To stay active while working from home, Jessica Yinka Thomas began regularly riding her bike on the American Tobacco Trail, a 22.6-mile trail through Research Triangle Park. Thomas hops on the trail by the Durham Bulls Stadium and will sometimes make it down to Southpoint Mall and back. 

“I started practicing balancing my bike and riding with no hands,” said Thomas. “I can go over a mile now and usually only have to hold onto the handlebar when I hit an intersection or a bridge. More recently, I’ve been working on a standing dismount.”

The part of the trail Thomas likes to ride through goes through many neighborhoods in Durham and is almost entirely covered by foliage which keeps it manageable on those hot North Carolina days. It also makes for a beautiful ride.

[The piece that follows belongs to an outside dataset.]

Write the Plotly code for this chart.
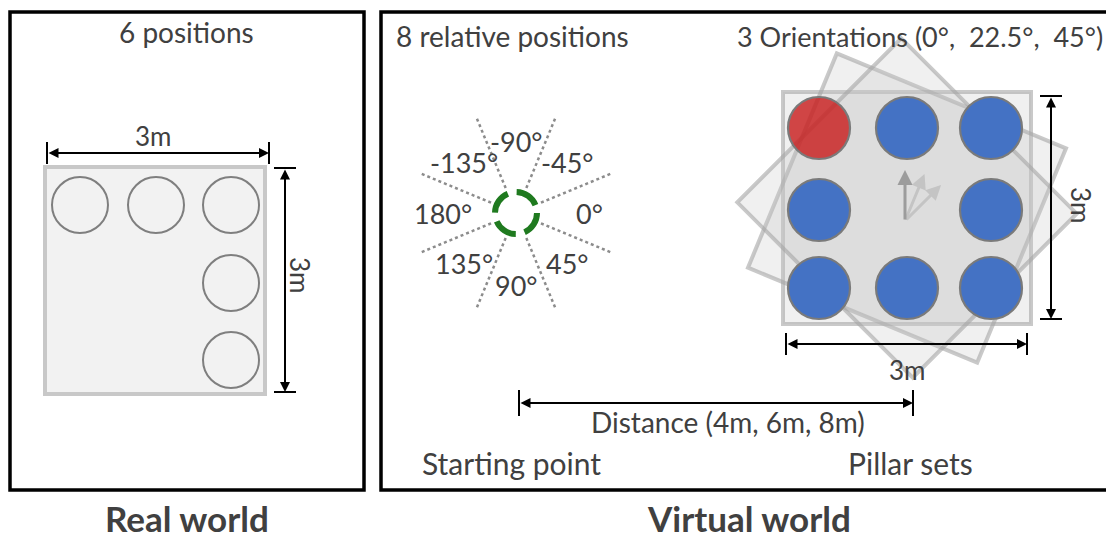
import numpy as np
import plotly.graph_objects as go

# ---------------- content ----------------
panel_titles = ["Real world", "Virtual world"]
headers = ["6 positions", "8 relative positions", "3 Orientations (0°,\u00a0 22.5°,\u00a0 45°)"]
angle_labels = ["0°", "45°", "90°", "135°", "180°", "-135°", "-90°", "-45°"]
angle_dirs = [0, 45, 90, 135, 180, 225, 270, 315]          # screen direction of each label
divider_dirs = [22.5, 67.5, 112.5, 157.5]                  # dotted dividers (full lines)
orientations = [0, 22.5, 45]                                # pillar-set rotations (deg)
real_cols = [0, 1, 2, 2, 2]                                 # real-world pillar grid cells
real_rows = [0, 0, 0, 1, 2]
virt_cols = [0, 1, 2, 0, 2, 0, 1, 2]                        # virtual pillar grid cells
virt_rows = [0, 0, 0, 1, 1, 2, 2, 2]
virt_colors = ["red", "blue", "blue", "blue", "blue", "blue", "blue", "blue"]
dim_labels = ["3m", "3m", "3m", "3m"]
distance_label = "Distance (4m, 6m, 8m)"
bottom_labels = ["Starting point", "Pillar sets"]

# ---------------- styling / geometry ----------------
W, H = 1106, 539
TXT = "#404040"
FONT = "Lato"
shapes, anns = [], []


def add_rect(x0, y0, x1, y1, line_color, line_width, fill="rgba(0,0,0,0)"):
    shapes.append(dict(type="rect", xref="x", yref="y", x0=x0, y0=y0, x1=x1, y1=y1,
                       line=dict(color=line_color, width=line_width), fillcolor=fill))


def add_line(x0, y0, x1, y1, color="black", width=2, dash="solid"):
    shapes.append(dict(type="line", xref="x", yref="y", x0=x0, y0=y0, x1=x1, y1=y1,
                       line=dict(color=color, width=width, dash=dash)))


def add_circle(cx, cy, r, line_color, line_width, fill="rgba(0,0,0,0)", dash="solid"):
    shapes.append(dict(type="circle", xref="x", yref="y", x0=cx - r, y0=cy - r, x1=cx + r, y1=cy + r,
                       line=dict(color=line_color, width=line_width, dash=dash), fillcolor=fill))


def add_text(x, y, s, size, bold=False, angle=0, color=TXT):
    anns.append(dict(x=x, y=y, xref="x", yref="y", text=f"<b>{s}</b>" if bold else s, showarrow=False,
                     xanchor="center", yanchor="middle", textangle=angle, borderpad=0,
                     font=dict(family=FONT, size=size, color=color)))


def add_arrow(x0, y0, x1, y1, color="black", width=2, both=True, head=2, size=1.0):
    anns.append(dict(x=x1, y=y1, ax=x0, ay=y0, xref="x", yref="y", axref="x", ayref="y", text="",
                     showarrow=True, arrowhead=head, arrowsize=size, arrowwidth=width,
                     arrowcolor=color, arrowside="end+start" if both else "end",
                     startarrowhead=head, startarrowsize=size, standoff=0, startstandoff=0))


def hdim(y, xa, xb, tick=11):
    add_arrow(xa, y, xb, y)
    add_line(xa, y - tick, xa, y + tick)
    add_line(xb, y - tick, xb, y + tick)


def vdim(x, ya, yb, tick=11):
    add_arrow(x, ya, x, yb)
    add_line(x - tick, ya, x + tick, ya)
    add_line(x - tick, yb, x + tick, yb)


# ---------------- panels ----------------
add_rect(10, 12, 364, 490, "black", 3.5)
add_rect(381, 12, 1112, 490, "black", 3.5)

# ---------------- real world ----------------
add_rect(45, 167, 265, 394, "#c8c8c8", 4, "#f2f2f2")
rc_x = [80, 156, 231]
rc_y = [205, 283, 360]
for c, r in zip(real_cols, real_rows):
    add_circle(rc_x[c], rc_y[r], 28, "#7f7f7f", 2)
hdim(153, 47, 269)
vdim(285, 168, 392)
add_text(153, 136, dim_labels[0], 26)
add_text(300, 275, dim_labels[1], 26, angle=90)
add_text(186, 32, headers[0], 28)
add_text(187, 518, panel_titles[0], 35, bold=True)

# ---------------- starting point ----------------
cx, cy = 516, 213
for d in divider_dirs:
    t = np.radians(d)
    for sgn in (1, -1):
        add_line(cx + sgn * 27 * np.cos(t), cy + sgn * 27 * np.sin(t),
                 cx + sgn * 103 * np.cos(t), cy + sgn * 103 * np.sin(t),
                 color="#8c8c8c", width=2.5, dash="dot")
add_circle(cx, cy, 21, "#1f7a1f", 6, dash="24px,9px")
for lab, d in zip(angle_labels, angle_dirs):
    t = np.radians(d)
    add_text(cx + 73 * np.cos(t), cy + 72 * np.sin(t), lab, 27)
add_text(512, 36, headers[1], 28)

# ---------------- pillar sets ----------------
px, py, ha, hb = 907, 208, 124, 116
for th in orientations:
    t = np.radians(th)
    pts = []
    for sx, sy in [(-1, -1), (1, -1), (1, 1), (-1, 1)]:
        x, y = sx * ha, sy * hb
        pts.append((px + x * np.cos(t) - y * np.sin(t), py + x * np.sin(t) + y * np.cos(t)))
    path = "M " + " L ".join(f"{x:.1f},{y:.1f}" for x, y in pts) + " Z"
    shapes.append(dict(type="path", xref="x", yref="y", path=path,
                       line=dict(color="rgba(165,165,165,0.6)", width=4),
                       fillcolor="rgba(200,200,200,0.27)"))

vc_x = [819, 907, 991]
vc_y = [128, 210, 288]
fills = {"red": "rgba(200,30,30,0.82)", "blue": "#4472c4"}
order = sorted(range(len(virt_cols)), key=lambda i: virt_colors[i] != "red")
for i in order:
    add_circle(vc_x[virt_cols[i]], vc_y[virt_rows[i]], 31, "#7a7a7a", 2.2, fills[virt_colors[i]])

arrow_cols = {0: "#9c9c9c", 22.5: "#c4c4c4", 45: "#c4c4c4"}
for th in orientations[::-1]:
    t = np.radians(th)
    add_arrow(905, 221, 905 + 51 * np.sin(t), 221 - 51 * np.cos(t),
              color=arrow_cols[th], width=3, both=False, head=2, size=1.0)

vdim(1051, 96, 319)
hdim(344, 786, 1027)
add_text(1081, 205, dim_labels[2], 26, angle=90)
add_text(907, 370, dim_labels[3], 26)
add_text(920, 36, headers[2], 27)

# ---------------- distance ----------------
hdim(403, 519, 913, tick=13)
add_text(728, 422, distance_label, 28)
add_text(511, 463, bottom_labels[0], 30)
add_text(910, 463, bottom_labels[1], 30)
add_text(749, 518, panel_titles[1], 35, bold=True)

fig = go.Figure(go.Scatter(x=[], y=[]))
fig.update_layout(
    width=W, height=H, margin=dict(l=0, r=0, t=0, b=0),
    paper_bgcolor="white", plot_bgcolor="white", showlegend=False,
    xaxis=dict(range=[0, W], visible=False, fixedrange=True),
    yaxis=dict(range=[H, 0], visible=False, fixedrange=True),
    shapes=shapes, annotations=anns,
)
fig.write_html("out.html", config={"displayModeBar": False},
               post_script="document.body.style.margin='0';document.body.style.overflow='hidden';")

Brian Clark’s steak, potatoes and brussel sprout meal

Brian Clark, Executive Director of Development and External Relations

When all of the restaurants and fast-food chains began to close in March 2020, Brian Clark took the initiative to learn how to cook more for him and his family. Clark enjoys exploring new flavors and recipes, his favorite being steak and brussel sprouts.

“Cooking is an adventure that doesn’t have a lot of limitations,” said Clark. “I’m not formally taught so the process of learning new flavors, seasonings, and dishes was overwhelming.”

Steve Barr after losing 54 pounds during quarantine

Steve Barr, Professor of Technology Management

Steve Barr has lost 54 pounds between March 2020 and November 2020 through dieting and working out. Barr’s strict regiment included no added sugar, no chips or crackers, no alcohol or carbonated beverages, and limited fried foods.

“The good news for everyone is if I can do this at 68 years old then anyone can,” said Barr. “I have taken six and a half inches off of my waist and earned a ‘one pack’.”

Barr’s tip for anyone wanting to crack down on a diet is to keep none of the banned foods in your house as it will only cause temptation. 

Rob Handfield on a bike ride during quarantine

Rob Handfield, Professor of Operations and Supply Chain Management

Rob Handfield spent his time at home being active through swimming, running on trails and riding his bike. Handfield has been addicted to running since he was 14 years old when he joined his high school cross-country team and now runs four times a week. 

“During the pandemic, I had a regular route which followed a trail along a salt marsh, and often saw a lot of wildlife along the way,” said Handfield. “It was my way to relax after all of the stressful Zoom calls I was involved in every day!”

Handfield also took advantage of his local community pool that is a saltwater pool surrounded by trees.